The trade-off: it uses more memory and sum() is not a perfectly atomic instant value (it's accurate when quiescent). Use it for write-heavy counters (metrics, statistics) where you read the total infrequently. Rule of thumb: many threads incrementing -> LongAdder; you need the live value on every update -> AtomicLong.

Per-method thread-safety guarantees each individual call is atomic — it does not make a sequence of calls atomic. A classic check-then-act like "if absent, put" can interleave: two threads both see "absent" and both put.

// BROKEN even on a ConcurrentHashMap:
if (!map.containsKey(k)) map.put(k, v);   // two threads can both pass the check

// CORRECT — single atomic operation:
map.putIfAbsent(k, v);

The fix is to use the collection's built-in atomic compound method (putIfAbsent, compute, merge) or, if none fits, wrap the whole sequence in external synchronization. Rule of thumb: thread-safe per call ≠ thread-safe per transaction — make compound actions atomic explicitly.

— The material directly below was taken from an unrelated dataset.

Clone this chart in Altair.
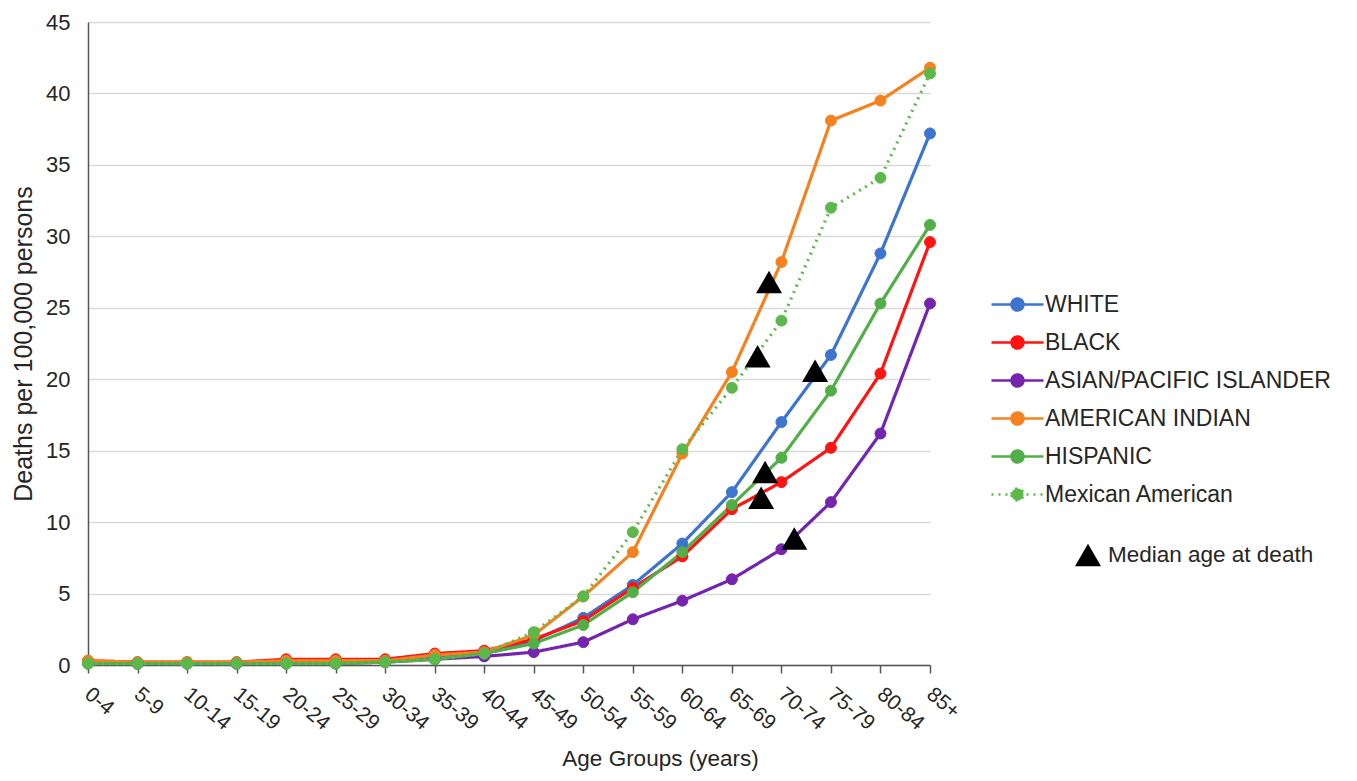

There's no ConcurrentHashSet class, so you use ConcurrentHashMap.newKeySet(), which returns a Set backed by a ConcurrentHashMap (values are a shared dummy object). It gives O(1), fully concurrent set operations with the same lock-free reads as the map.

Set<String> seen = ConcurrentHashMap.newKeySet();
seen.add("a");                 // concurrent, O(1)
boolean isNew = seen.add("b"); // returns false if already present

This is the right choice for a large, write-heavy concurrent set; CopyOnWriteArraySet only suits tiny read-mostly cases, and ConcurrentSkipListSet is for when you need sorted order. Rule of thumb: for a general-purpose thread-safe Set, use ConcurrentHashMap.newKeySet().